Anonymous 0 Comments

The spicy chemical is called capsaisin. You “taste” it when it binds to temperature receptors in your mouth. It does not activate taste buds like other flavours do, it literally activates heat sensors. That’s why “burning / hot” are such good descriptions, it’s the exact same experience. That’s also why food being hot temperature makes spiciness worse – those both activate the exact same receptors so it adds together.

You have temperature receptors all over, so spicy capsaicin can feel warm anywhere. Mucous membranes (aka nose, eyes, ass) are worse because they are permeable and let the capsaicin through to where the temperature sensors are, where it then activates them.

Anonymous 0 Comments

You can! With mint! (Keep away from your privates unless you’re into that stuff.)

menthol (cold), capsaicin (hot), skin go “wtf is happening to me?”

Also, some cursed knowledge I have. If you eat a spicy pepper, and then brush your teeth to try and get the spicy off your tongue, hot and cold sensation chemicals DO NOT cancel each other out.
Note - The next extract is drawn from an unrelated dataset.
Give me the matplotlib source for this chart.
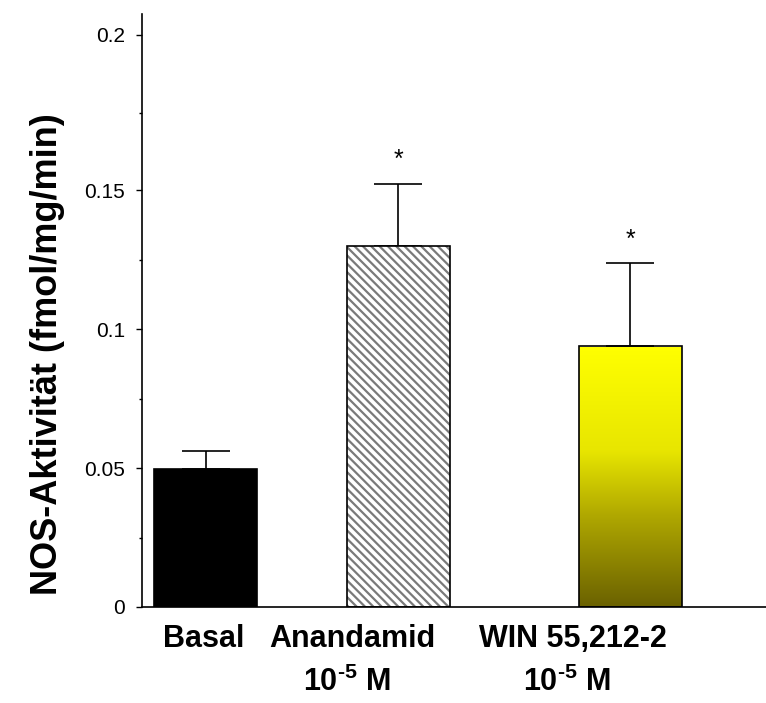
import numpy as np
import matplotlib; matplotlib.use('Agg')
import matplotlib.pyplot as plt
from matplotlib.colors import LinearSegmentedColormap

plt.rcParams['font.family'] = ['Liberation Sans', 'DejaVu Sans']
plt.rcParams['mathtext.fontset'] = 'custom'
plt.rcParams['mathtext.rm'] = 'Liberation Sans:bold'
plt.rcParams['mathtext.bf'] = 'Liberation Sans:bold'
plt.rcParams['hatch.linewidth'] = 1.6

# data
names  = ['Basal', 'Anandamid', 'WIN 55,212-2']
conc   = ['', r'10$^{\text{-}5}$ M', r'10$^{\text{-}5}$ M']
means  = [0.0498, 0.130, 0.0938]
errs   = [0.0065, 0.022, 0.030]
signif = ['', '*', '*']
yticks = [0, 0.05, 0.1, 0.15, 0.2]
ytick_labels = ['0', '0.05', '0.1', '0.15', '0.2']
yminor = [0.025, 0.075, 0.125, 0.175]

# layout (bar width = 1 unit)
xpos   = [0.62, 2.49, 4.74]
name_x = [0.60, 2.04, 4.18]
conc_x = [0.60, 1.99, 4.13]

# the original axis is a bit stretched above 0.15
def fwd(y):
    y = np.asarray(y, dtype=float)
    return np.where(y <= 0.15, y, 0.15 + (y - 0.15) * 1.12)
def inv(y):
    y = np.asarray(y, dtype=float)
    return np.where(y <= 0.15, y, 0.15 + (y - 0.15) / 1.12)

fig = plt.figure(figsize=(7.66, 7.03), dpi=100)
ax = fig.add_axes([142/766, 96/703, 624/766, 593/703])
ax.set_yscale('function', functions=(fwd, inv))

# basal: black
ax.bar(xpos[0], means[0], width=1, color='black', edgecolor='black', lw=1.2, zorder=2)
# anandamid: hatched
ax.bar(xpos[1], means[1], width=1, color='white', edgecolor='#7a7a7a', hatch='\\\\\\\\', lw=0, zorder=2)
ax.bar(xpos[1], means[1], width=1, fill=False, edgecolor='black', lw=1.2, zorder=3)
# WIN: yellow gradient
b = ax.bar(xpos[2], means[2], width=1, fill=False, edgecolor='black', lw=1.2, zorder=3)[0]
cmap = LinearSegmentedColormap.from_list('yg', [(0, '#6b6200'), (0.35, '#b0a800'), (0.6, '#e8e600'), (1, '#ffff00')])
grad = np.linspace(0, 1, 256).reshape(-1, 1)
im = ax.imshow(grad, cmap=cmap, aspect='auto', origin='lower',
               extent=[xpos[2]-0.5, xpos[2]+0.5, 0, means[2]], zorder=2)
im.set_clip_path(b)
ax.set_xlim(0, 624/103)
ax.set_ylim(0, 0.2067)

ax.errorbar(xpos, means, yerr=[[0]*3, errs], fmt='none', ecolor='black',
            elinewidth=1.2, capsize=17, capthick=1.2, zorder=1)
for x, m, e, s in zip(xpos, means, errs, signif):
    if s:
        ax.text(x, m+e+0.004, s, ha='center', va='bottom', fontsize=18)

for sp in ['top', 'right']:
    ax.spines[sp].set_visible(False)
ax.spines['left'].set_linewidth(1.2)
ax.spines['bottom'].set_linewidth(1.2)
ax.set_xticks([])
ax.set_yticks(yticks)
ax.set_yticklabels(ytick_labels, fontsize=15)
ax.set_yticks(yminor, minor=True)
ax.set_yticklabels([], minor=True)
ax.tick_params(axis='y', which='major', length=4, width=1, pad=8)
ax.tick_params(axis='y', which='minor', length=2.5, width=1)

tr = ax.get_xaxis_transform()
for x, n in zip(name_x, names):
    ax.text(x, -40/593, n, transform=tr, ha='center', va='baseline', fontsize=22, fontweight='bold')
for x, c in zip(conc_x, conc):
    if c:
        ax.text(x, -84/593, c, transform=tr, ha='center', va='baseline', fontsize=22, fontweight='bold')

ax.set_ylabel('NOS-Aktivität (fmol/mg/min)', fontsize=26, fontweight='bold')
ax.yaxis.set_label_coords(-0.123, 0.427)

fig.savefig('out.png', dpi=100)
So if you ever want to know what hellfire tastes like, while also being electrocuted, eat a ghost pepper and brush your teeth with minty toothpaste.

Anonymous 0 Comments

Capsaicin, the chemical that makes peppers spicy, is just a painful irritant that gives off a warm feeling. This can happen anywhere on the body you have pain nerves. It’s not a flavor given off by a group of chemical compounds like sweet, savory, or salty, just your tongue reacting to being organically maced.

Anonymous 0 Comments

Spicy food is not actually a taste. It’s a feeling. Spicy food has a chemical called capsaicin that latched onto your heat detection cells, and makes colder things seem hotter. So something that in actually is ~100 degrees (inside your mouth) feels much hotter. That works with other parts of your body too. Your hand (~95 degrees) feels much hotter, and what you are feeling is literally a fake burning sensation caused by the capsaicin.

Anonymous 0 Comments

Because “spice” is actually a targeted response of pain receptors, and you have pain receptors in more places than just your tongue.